For me the core of what gives IIM Ahmedabad its present status is the work ethic — the singularly focused, some would say fanatical, commitment to academic rigour and excellence. You take a group of two hundred students, drawn from the top 1% of those who applied for admission, put them under the charge of very good and tough professors. Make them apply themselves to an extremely demanding academic curriculum in an environment that fosters high levels of competition with the ultimate prize being an overseas job with an embarrass- singly high salary but not to all — only if you make the cut — and you get a glimpse of IIM-A.
Batchmates who subsequently went overseas and did a second MBA and others who did their PhD and are now teaching at business schools overseas tell me that nothing that they experienced or witnessed elsewhere compared with the intensity of competition, the work load, the effort and the sheer terror of the first term at IIM-A. IIM-A alumni brag: if you can survive the first term you can survive most things in life.

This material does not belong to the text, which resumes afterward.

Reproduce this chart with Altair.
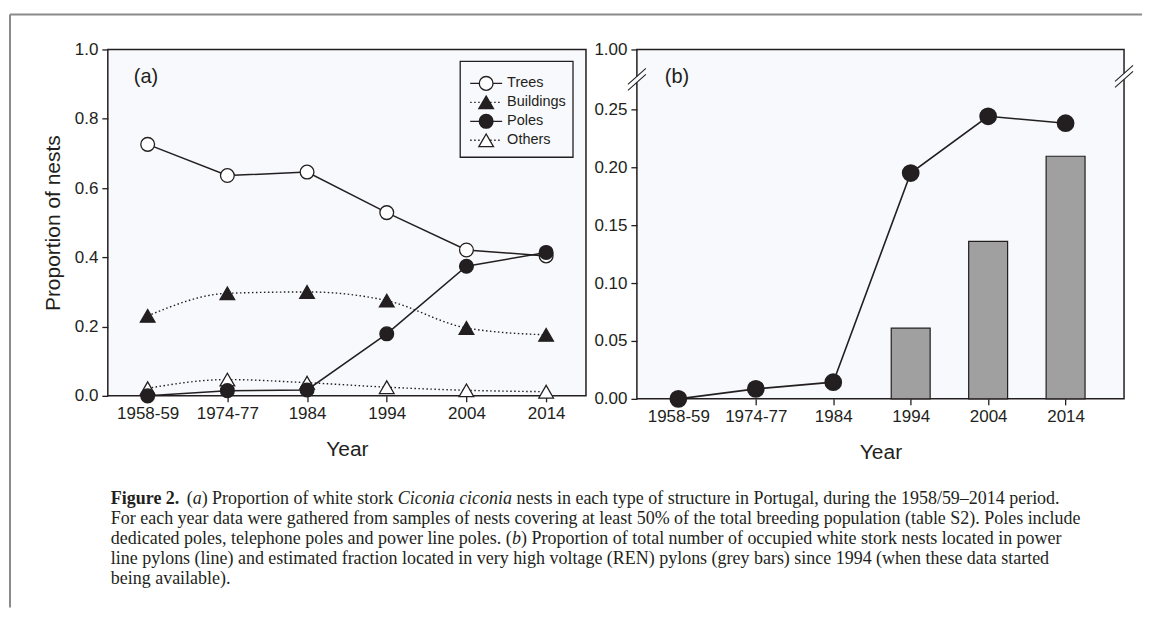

Over the last 17 years, since I graduated, I have been back several times for guest lectures. Interestin- gly, the students seem even committed to academics now. The reason I presume is that the stakes are a lot higher than before, given the difference between the salaries of the overseas and the Indian jobs.
What I have also witnessed during my visits is the transformation that has taken place in the academic curriculum and the infrastructure in the last decade. The courses and the material are a lot more contemporary, a number of new courses are in the offing, industry interaction is closer, there are foreign students in class, there is an ongoing exchange programme with business schools in Europe, there is much greater use of technology on the campus and the classes are air conditioned. This transformation is generally not talked about in the media — which prefers to focus on the highest salaries so that the public at large can get to feel lousy.

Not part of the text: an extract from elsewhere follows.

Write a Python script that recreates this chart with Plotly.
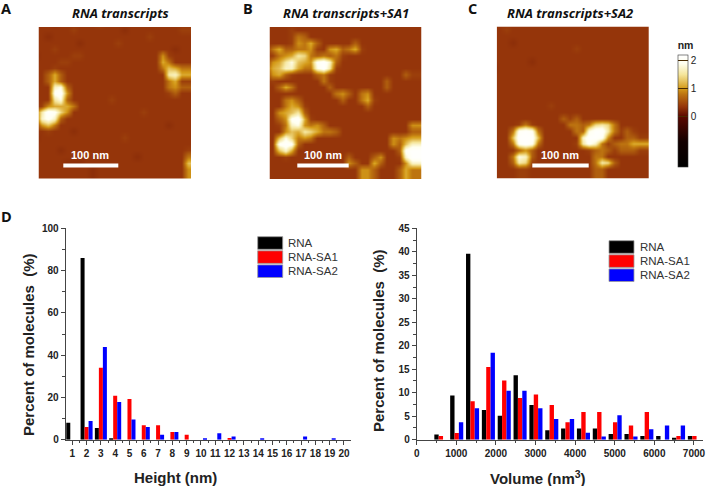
import plotly.graph_objects as go

W, H = 706, 486

# ---- histogram data ----
height_bins = list(range(1, 21))
height_rna = [8, 86, 5.5, 0.4, 0, 0, 0, 0, 0, 0, 0, 0, 0, 0, 0, 0, 0, 0, 0, 0]
height_sa1 = [0, 6, 34, 20.8, 19.2, 6.8, 6.8, 3.7, 2.3, 0, 0, 0.8, 0, 0, 0, 0, 0, 0, 0, 0]
height_sa2 = [0, 8.9, 43.8, 17.8, 9.6, 6, 2.3, 3.7, 0, 0.7, 3, 1.5, 0, 0.7, 0, 0, 1.5, 0, 0.7, 0]

volume_bins = [500, 900, 1300, 1700, 2100, 2500, 2900, 3300, 3700, 4100, 4500, 4900, 5300, 5700, 6100, 6500, 6900]
volume_rna = [1.1, 9.4, 39.6, 6.3, 5.1, 13.7, 7.4, 2, 2.4, 2.4, 2.4, 1.2, 1.2, 0.8, 0.8, 0.4, 0.8]
volume_sa1 = [0.8, 1.4, 8.2, 15.5, 12.6, 8.9, 9.6, 7.4, 3.7, 5.9, 5.9, 3.7, 3, 5.9, 0, 0.8, 0.8]
volume_sa2 = [0, 3.7, 6.7, 18.5, 10.4, 10.4, 6.7, 4.4, 4.4, 1.5, 0.7, 5.2, 0.7, 2.2, 3, 3, 0]

series_names = ["RNA", "RNA-SA1", "RNA-SA2"]
series_colors = ["#000000", "#ff0000", "#0000ff"]

# ---- AFM height maps, one hex digit per cell, top row first ----
afm_a = [
    "333233333343333333333333",
    "333333433333332333333334",
    "332333333333333333433333",
    "333333323333343333333333",
    "333433333333333333333323",
    "233333443333333333337433",
    "333344333333333333338633",
    "333433333333333333336986",
    "335853333333333333333bc8",
    "335853333333333333333684",
    "333cd5333333333333333675",
    "333ef7333333333333333453",
    "333bd5333333433333333333",
    "347888633333333333333333",
    "5bfea7333333333334333333",
    "4cec53333333333333333333",
    "379633333333333333333233",
    "334333233333333333333333",
    "233333333333334333333333",
    "333333333333333333333333",
    "3333233333333333333333334",
    "3333333333333333233333336",
    "3333322233333333333333339",
    "3333333332333333333333337",
]
afm_b = [
    "333333333333333333333333",
    "333343333333333333333333",
    "333346533333333333333333",
    "333347685333335333333333",
    "368556674378568433333333",
    "34678ba65656433333333333",
    "478bd987efc5333333333333",
    "589cc866dfb4333333333333",
    "478543335643333333333354",
    "343333333643333333353333",
    "335863333353333333353333",
    "333333333336753673333333",
    "333675333333533684333333",
    "333687433333333353333333",
    "33789b533333333333333333",
    "3357ef843333333333333333",
    "3346cd767533333333333337",
    "333798ba8665333333333335",
    "339da6763333333333337678",
    "33efe533333333333333759c",
    "339c833333333333333335ef",
    "3334333333333533357334cf",
    "33333333333337533853337c",
    "333333333333333775333586",
]
afm_c = [
    "333333333333333333333333",
    "334333333333333333333333",
    "333333333333333333333333",
    "333233333333333333333333",
    "333333333333343333333333",
    "333333333333333333333333",
    "333333233333333333333333",
    "233333333333333333333333",
    "333333333333333333333333",
    "333333333333333333333333",
    "333333333333333333333333",
    "333333333333333333333333",
    "333333333333333333333333",
    "333333333433333333333333",
    "333333333333333333333333",
    "333333333335453333333333",
    "3333464333336656aba63333",
    "3336efe63333365dffb64543",
    "3339fff9333333cffe733554",
    "3336efe6333334bec6456688",
    "333357533333333456545554",
    "333 6dc5333333333 66333333".replace(" ", ""),
    "3335ba43333333336ba53333",
    "333344333333333355333333",
]

# z value of each hex level; background levels 2-4 are close together
level_z = [-0.1, 0.05, 0.3, 0.35, 0.42, 0.65, 0.8, 0.95, 1.1, 1.25, 1.4, 1.55, 1.7, 1.85, 2.0, 2.15]

def cell_rows(rows):
    out = []
    for r in rows:
        r = r[:26]
        out.append([level_z[int(c, 16)] for c in r + r[-1] * (26 - len(r))])
    return out + [out[-1], out[-1]]

afm_scale = [
    [0.0, "#000000"], [0.225, "#120000"], [0.45, "#5a0800"], [0.5375, "#95350a"],
    [0.65, "#bd7410"], [0.7, "#d49a18"], [0.825, "#f5e59a"], [0.925, "#fffff0"], [1.0, "#ffffff"],
]

def px(x):
    return x / W

def py(y):
    return 1 - y / H

def label(x, y, text, font, angle=0, anchor="center"):
    return dict(x=px(x), y=py(y), xref="paper", yref="paper", text=text, showarrow=False, textangle=angle,
                xanchor=anchor, yanchor="middle", font=font)

fig = go.Figure()

# AFM panels
panels = [
    (afm_a, 38.5, 191, 27, 178.5, "x3", "y3", "RNA transcripts", 120.7, "A", 6),
    (afm_b, 269.5, 421.5, 27, 179, "x4", "y4", "RNA transcripts+SA1", 346, "B", 248),
    (afm_c, 496.7, 649, 26.5, 178.5, "x5", "y5", "RNA transcripts+SA2", 570, "C", 472),
]
scale_bars = [(63.3, 118.3), (297.3, 348.7), (532.3, 588.7)]
annotations = []
shapes = []
layout_axes = {}
letter_font = dict(family="Open Sans", size=14.5, color="#111111", weight="bold")
for i, (rows, x0, x1, y0, y1, xa, ya, title, tx, letter, lx) in enumerate(panels):
    fig.add_trace(go.Heatmap(
        z=cell_rows(rows), xaxis=xa, yaxis=ya, zmin=-1.8, zmax=2.2, zsmooth="best",
        colorscale=afm_scale, showscale=i == 0, hoverinfo="skip",
        colorbar=dict(
            x=px(678), xanchor="left", y=py(167), yanchor="bottom", lenmode="pixels", len=129,
            thickness=9.5, xpad=0, ypad=0, outlinecolor="#333333", outlinewidth=0.6,
            tickvals=[0, 1, 2], ticks="inside", ticklen=9.5, tickcolor="#4a2a00", tickwidth=1,
            tickfont=dict(family="Liberation Sans", size=10, color="#222222"),
            title=dict(text="nm", side="top", font=dict(family="Liberation Sans", size=10.5, color="#222222", weight="bold")),
        ),
    ))
    n = xa[1:]
    layout_axes[f"xaxis{n}"] = dict(domain=[px(x0), px(x1)], range=[0.5, 24.5], visible=False, anchor=ya)
    layout_axes[f"yaxis{n}"] = dict(domain=[py(y1), py(y0)], range=[24.5, 0.5], visible=False, anchor=xa)
    annotations.append(label(tx, 13, f"<i>{title}</i>", dict(family="Open Sans", size=13, color="#111111", weight="bold")))
    annotations.append(label(lx, 8, letter, letter_font))
    bx0, bx1 = scale_bars[i]
    shapes.append(dict(type="rect", xref="paper", yref="paper", x0=px(bx0), x1=px(bx1), y0=py(167.5), y1=py(163.5),
                       fillcolor="white", line_width=0))
    annotations.append(label((bx0 + bx1) / 2 - 0.5, 155, "100 nm",
                             dict(family="Liberation Sans", size=11, color="white", weight="bold")))
annotations.append(label(6, 216, "D", letter_font))

# Height histogram
for name, color, vals in zip(series_names, series_colors, [height_rna, height_sa1, height_sa2]):
    fig.add_trace(go.Bar(x=height_bins, y=vals, name=name, marker=dict(color=color, line_width=0),
                         xaxis="x", yaxis="y", showlegend=False))

# Volume histogram
for k, (name, color, vals) in enumerate(zip(series_names, series_colors, [volume_rna, volume_sa1, volume_sa2])):
    fig.add_trace(go.Bar(x=volume_bins, y=vals, name=name, marker=dict(color=color, line_width=0),
                         xaxis="x2", yaxis="y2", showlegend=False, width=110, offset=-55 + 110 * k))

# Hand-placed legends matching the swatch blocks of the figure
for lx0, top in ((257.7, 236.7), (609, 240.7)):
    for k, (name, color) in enumerate(zip(series_names, series_colors)):
        y0 = top + 14.1 * k
        shapes.append(dict(type="rect", xref="paper", yref="paper", x0=px(lx0), x1=px(lx0 + 25),
                           y0=py(y0 + 12.6), y1=py(y0), fillcolor=color, line=dict(color="#999999", width=0.8)))
        annotations.append(label(lx0 + 28.5, y0 + 6.3, name, dict(family="Liberation Sans", size=11.5, color="#333333"), anchor="left"))

tick_font = dict(family="Liberation Sans", size=10, color="#222222", weight="bold")
title_font = dict(family="Liberation Sans", size=15, color="#222222", weight="bold")
annotations += [
    label(175, 477.7, "Height (nm)", title_font),
    label(538, 477.7, "Volume (nm<sup>3</sup>)", title_font),
    label(28, 345, "Percent of molecules \u00a0(%)", title_font, angle=-90),
    label(378, 341, "Percent of molecules \u00a0(%)", title_font, angle=-90),
]
axis_common = dict(showgrid=False, zeroline=False, showline=True, linecolor="#444444", linewidth=1,
                   ticks="outside", tickcolor="#444444", ticklen=4, tickwidth=1, tickfont=tick_font)

fig.update_layout(
    width=W, height=H, margin=dict(l=0, r=0, t=0, b=0, autoexpand=False), paper_bgcolor="white", plot_bgcolor="white",
    barmode="group", bargap=0.16, bargroupgap=0, showlegend=False,
    annotations=annotations, shapes=shapes,
    xaxis=dict(domain=[px(65.7), px(351)], range=[0.54, 20.49], tickmode="array", tickvals=height_bins, anchor="y",
               minor=dict(dtick=0.5, tick0=0.5, ticks="outside", ticklen=2.5, tickcolor="#444444", showgrid=False),
               **axis_common),
    yaxis=dict(domain=[py(439.7), py(228.3)], range=[0, 100], dtick=20, anchor="x",
               minor=dict(dtick=10, ticks="outside", ticklen=2.5, tickcolor="#444444", showgrid=False),
               **axis_common),
    xaxis2=dict(domain=[px(416.7), px(702.7)], range=[0, 7220], dtick=1000, anchor="y2",
                minor=dict(dtick=500, ticks="outside", ticklen=2.5, tickcolor="#444444", showgrid=False),
                **axis_common),
    yaxis2=dict(domain=[py(439.7), py(228.3)], range=[0, 45], dtick=5, anchor="x2",
                minor=dict(dtick=2.5, ticks="outside", ticklen=2.5, tickcolor="#444444", showgrid=False),
                **axis_common),
    **layout_axes,
)

fig.write_html("out.html", config=dict(displayModeBar=False),
               post_script="document.body.style.margin='0';document.body.style.overflow='hidden';")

While we are on the subject of very high salaries at the IIMs and the ISB, I would like to point out that what we are witnessing is competitive bragging by the leading business schools in India to prove that they are better than the rest or at least as good. Gross salary figures are being touted without being transparent about the details — how much is the variable pay, how much is the annual performance bonus, how much is the ESOP component, what is the cost of living in the city where is the job located, what is the tax rate there, is the student joining at the entry level or does he have prior work experience, which is the company making the offer and so on. And the media is participating in this game happily without asking the right questions, because high salaries make great copy. I am willing to bet that the real salaries — the take home cash every month after adjusting for all these items is a lot less than what is being said to the media.
What therefore happens is that you give out wrong signals to those applying for admission, you create unrealistic expectations among current students, you create envy among large sections of the public — all of it without basis.
More importantly you run the risk of forgetting what makes a great business school: bright students, great professors and a focus on academics.
The IIM-A experience is about the value you add to yourself while you are there. The salary you get when you graduate is only a happy incidental outcome.